Reproduce the data below in full and exclude every picture.

** START OF Dataset section **

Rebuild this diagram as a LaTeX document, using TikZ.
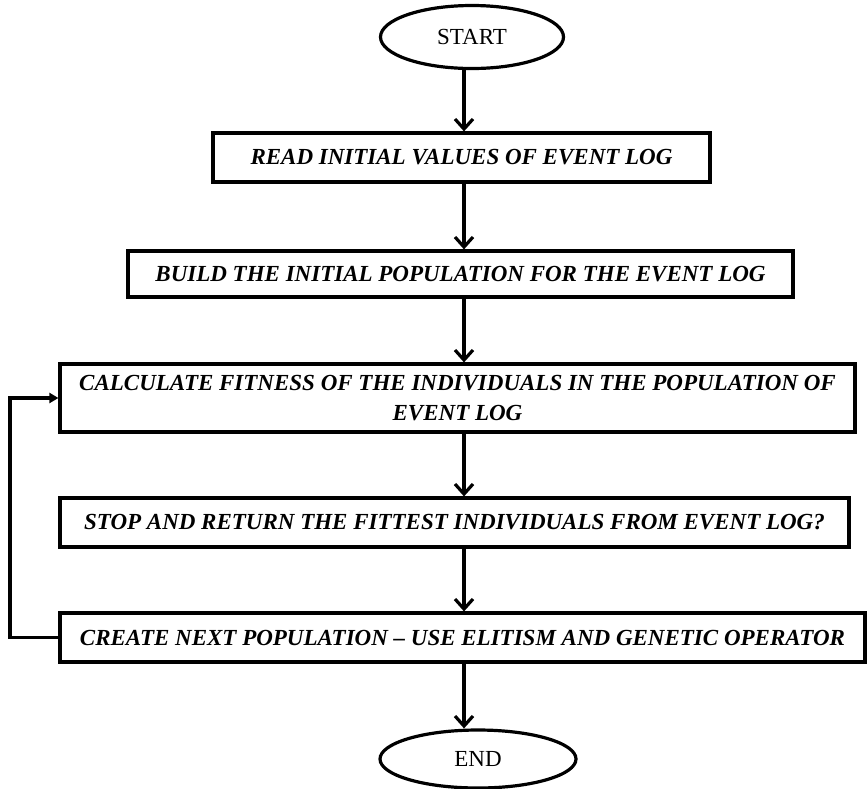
\documentclass[tikz,border=0pt]{standalone}
\usepackage{fontspec}
\setmainfont{Liberation Serif}
\usetikzlibrary{arrows.meta,shapes.geometric}
\begin{document}
\begin{tikzpicture}[x=1pt,y=-1pt,
  procbox/.style={draw=black,line width=3.2pt,rectangle,inner sep=0pt,align=center,
    font=\fontsize{23}{30}\selectfont\bfseries\itshape},
  term/.style={draw=black,line width=3.2pt,ellipse,inner sep=0pt,
    font=\fontsize{23}{26}\selectfont},
  flow/.style={line width=3.2pt,-{Straight Barb[length=10pt,width=18pt,line width=3.2pt]}},
  back/.style={line width=3.2pt,-{Triangle[length=9pt,width=10pt]}}]
\useasboundingbox (0,0) rectangle (867,788);
\node[term,minimum width=183,minimum height=63] (start) at (472,37) {START};
\node[procbox,minimum width=497,minimum height=49] (b1) at (461.5,157.5) {READ INITIAL VALUES OF EVENT LOG};
\node[procbox,minimum width=665,minimum height=46] (b2) at (460.5,274) {BUILD THE INITIAL POPULATION FOR THE EVENT LOG};
\node[procbox,minimum width=795,minimum height=68] (b3) at (457.5,398) {CALCULATE FITNESS OF THE INDIVIDUALS IN THE POPULATION OF\\EVENT LOG};
\node[procbox,minimum width=789,minimum height=49] (b4) at (454.5,522.5) {STOP AND RETURN THE FITTEST INDIVIDUALS FROM EVENT LOG?};
\node[procbox,minimum width=805,minimum height=49] (b5) at (462.5,637.5) {CREATE NEXT POPULATION – USE ELITISM AND GENETIC OPERATOR};
\node[term,minimum width=196,minimum height=58] (end) at (478,759) {END};
\coordinate (ax) at (464,0);
\coordinate (lx) at (10,0);
\draw[flow] (start.south -| ax) -- (b1.north -| ax);
\draw[flow] (b1.south -| ax) -- (b2.north -| ax);
\draw[flow] (b2.south -| ax) -- (b3.north -| ax);
\draw[flow] (b3.south -| ax) -- (b4.north -| ax);
\draw[flow] (b4.south -| ax) -- (b5.north -| ax);
\draw[flow] (b5.south -| ax) -- (end.north -| ax);
\draw[back] (b5.west) -- (b5.west -| lx) -- (b3.west -| lx) -- (b3.west);
\end{tikzpicture}
\end{document}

** END OF Dataset section **

§ Output of the task
Rebuild this diagram as a LaTeX document, using TikZ.
\documentclass[tikz,border=0pt]{standalone}
\usepackage{fontspec}
\setmainfont{Liberation Serif}
\usetikzlibrary{arrows.meta,shapes.geometric}
\begin{document}
\begin{tikzpicture}[x=1pt,y=-1pt,
  procbox/.style={draw=black,line width=3.2pt,rectangle,inner sep=0pt,align=center,
    font=\fontsize{23}{30}\selectfont\bfseries\itshape},
  term/.style={draw=black,line width=3.2pt,ellipse,inner sep=0pt,
    font=\fontsize{23}{26}\selectfont},
  flow/.style={line width=3.2pt,-{Straight Barb[length=10pt,width=18pt,line width=3.2pt]}},
  back/.style={line width=3.2pt,-{Triangle[length=9pt,width=10pt]}}]
\useasboundingbox (0,0) rectangle (867,788);
\node[term,minimum width=183,minimum height=63] (start) at (472,37) {START};
\node[procbox,minimum width=497,minimum height=49] (b1) at (461.5,157.5) {READ INITIAL VALUES OF EVENT LOG};
\node[procbox,minimum width=665,minimum height=46] (b2) at (460.5,274) {BUILD THE INITIAL POPULATION FOR THE EVENT LOG};
\node[procbox,minimum width=795,minimum height=68] (b3) at (457.5,398) {CALCULATE FITNESS OF THE INDIVIDUALS IN THE POPULATION OF\\EVENT LOG};
\node[procbox,minimum width=789,minimum height=49] (b4) at (454.5,522.5) {STOP AND RETURN THE FITTEST INDIVIDUALS FROM EVENT LOG?};
\node[procbox,minimum width=805,minimum height=49] (b5) at (462.5,637.5) {CREATE NEXT POPULATION – USE ELITISM AND GENETIC OPERATOR};
\node[term,minimum width=196,minimum height=58] (end) at (478,759) {END};
\coordinate (ax) at (464,0);
\coordinate (lx) at (10,0);
\draw[flow] (start.south -| ax) -- (b1.north -| ax);
\draw[flow] (b1.south -| ax) -- (b2.north -| ax);
\draw[flow] (b2.south -| ax) -- (b3.north -| ax);
\draw[flow] (b3.south -| ax) -- (b4.north -| ax);
\draw[flow] (b4.south -| ax) -- (b5.north -| ax);
\draw[flow] (b5.south -| ax) -- (end.north -| ax);
\draw[back] (b5.west) -- (b5.west -| lx) -- (b3.west -| lx) -- (b3.west);
\end{tikzpicture}
\end{document}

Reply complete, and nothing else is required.